[Pgpool-hackers] retry of health check

Wed Mar 10 04:49:34 UTC 2010

On Wed, Mar 10, 2010 at 10:25 AM, Tatsuo Ishii <ishii at sraoss.co.jp> wrote:
>> Hi,
>>
>> The health_check() in main.c retries to execute the health check from
>> the beginning only when the message other than the ErrorResponse
>> arrives from the backend and it fails in sending the Terminate message
>> to the backend. Why do we need to retry that only in that case?
>> The retry with template1 seems useless. Am I missing something?
>
> It turns out that current behavior seems to be correct, not perfect
> thought.
>
> While writing the patch, I thought that after sending startup packet
> with wrong user and/or datbase, backend returns E, rather than R. Here
> is a strace of psql with wrong database name:
>
> connect(3, {sa_family=AF_FILE, path="/tmp/.s.PGSQL.5433"}, 110) = 0
> getsockopt(3, SOL_SOCKET, SO_ERROR, [0], [4]) = 0
> getsockname(3, {sa_family=AF_FILE, path=@}, [2]) = 0
> poll([{fd=3, events=POLLOUT|POLLERR, revents=POLLOUT}], 1, -1) = 1
> rt_sigaction(SIGPIPE, {SIG_IGN}, {SIG_DFL}, 8) = 0
> send(3, "\0\0\0#\0\3\0\0user\0t-ishii\0database\0uu"..., 35, 0) = 35
> rt_sigaction(SIGPIPE, {SIG_DFL}, {SIG_IGN}, 8) = 0
> poll([{fd=3, events=POLLIN|POLLERR, revents=POLLIN|POLLHUP}], 1, -1) = 1
> recv(3, "R\0\0\0\10\0\0\0\0E\0\0\0QSFATAL\0C3D000\0Mdat"..., 16384, 0) = 91
>
> As you can see, backend returns "R" follwing "E". Reading from docs, I
> expected backend immediately returns "E" without "R". I'm not sure
> this follows the frontend/backend protocol but we have to live with
> it.

That depends on what kind of error happens. I guess that 'R' is returned
first if an error occurs before authentication phase, 'E' otherwise.

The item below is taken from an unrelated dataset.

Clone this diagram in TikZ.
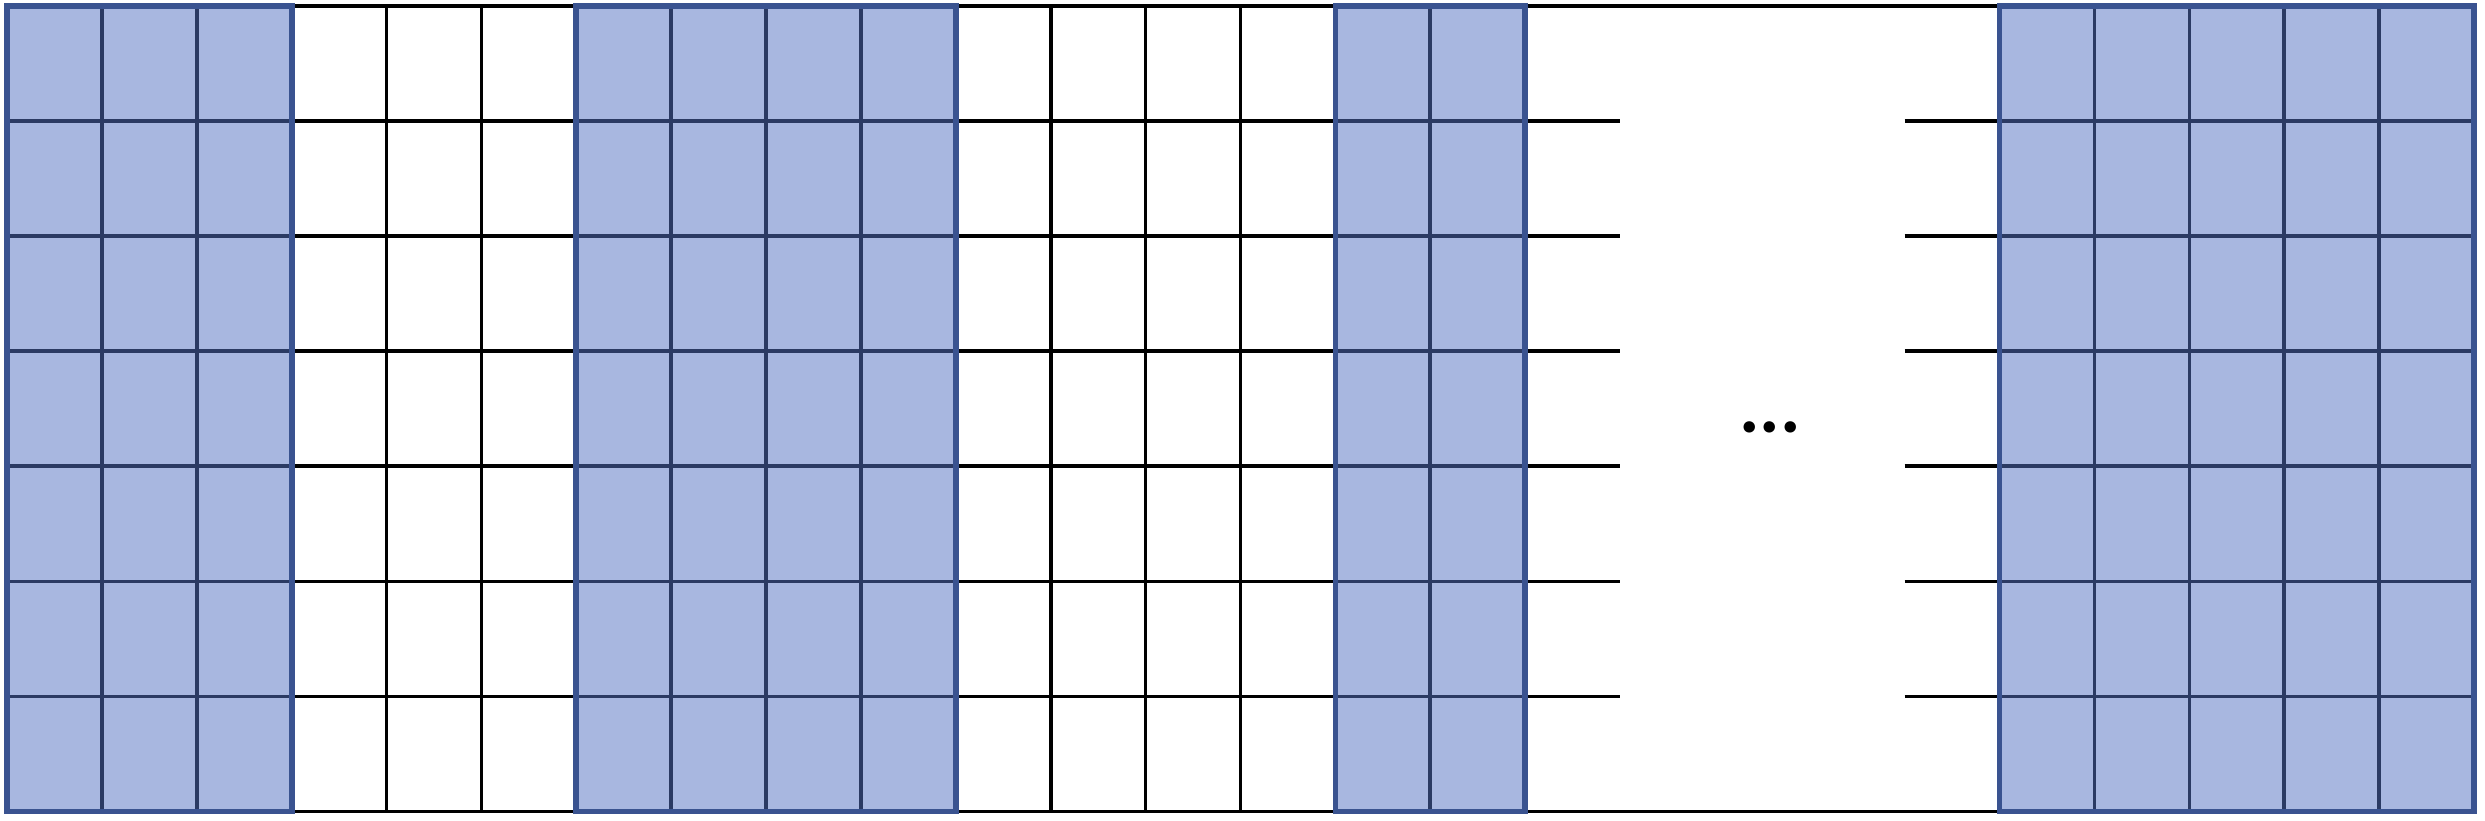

> Anyway, backend then takes the liberty to discconnect the session
> after sending above packet and pgpool sees write(2) error. Thus retry
> to use "template1" database is correct in this case.

I'm not sure if the retry using "template1" database can succeed after
write(2) returns an error. If the retry always fails, it's a redundant
operation, I think.

When write(2) to one of multiple postgres servers under pgpool fails,
the retry affects not only that one server but also all of them.
Is this behavior intentional?

Regards,

-- 
Fujii Masao
NIPPON TELEGRAPH AND TELEPHONE CORPORATION
NTT Open Source Software Center